A segunda idéia ou necessidade apresentada pelo Papa encontra-se em suas palavras: “A Espanha deve voltar às suas raízes cristãs”. Para aprofundarmos esta palavra do Papa precisamos responder às seguintes indagações: Como era a Espanha católica? Em que consistem essas raízes cristãs? A história do Cristianismo na Europa remete-nos à Cristandade. Toda a Idade Média é marcada pela Cristandade, caracterizada pela hegemonia da Igreja e pelo seu fechamento ao mundo.

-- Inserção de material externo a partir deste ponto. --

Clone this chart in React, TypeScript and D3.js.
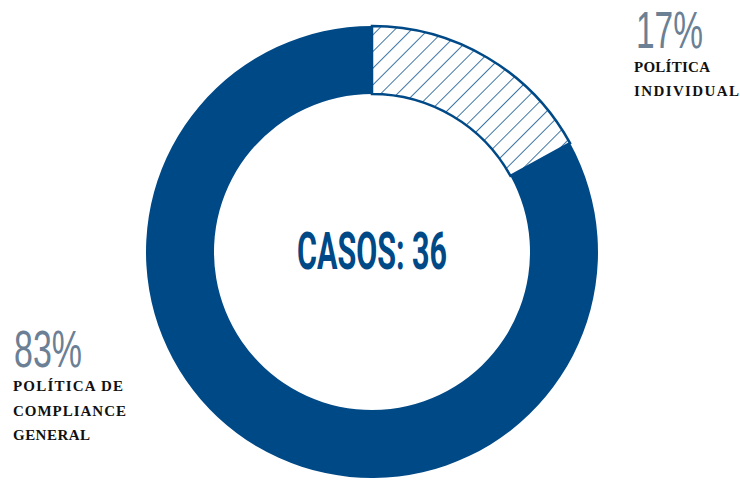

Na Cristandade, a Igreja não dialogava com o mundo, pois este é sinônimo de pecado e de morte; compreendia-se a si mesma como uma sociedade perfeita no meio do mundo, e todo aquele que quisesse se salvar devia abrigar-se nela.

Se o Papa, ao falar que a Espanha deve voltar às suas raízes cristãs, refere-se ao retorno à Cristandade, sua visita missionária se mostrará infrutífera, pois os espanhóis e as demais “nações católicas” do mundo não se mostram sensíveis a tal retorno. Os modernos, de modo geral, não gostam de conjugar o verbo voltar, pois vivem no imediatismo do presente em vista de um futuro incerto. Abrir-se ao mundo e dialogar com ele, partindo do princípio de que o mundo tem algo a dizer e a oferecer, pode se mostrar um caminho possível para viabilizarmos o futuro da Igreja e do Cristianismo.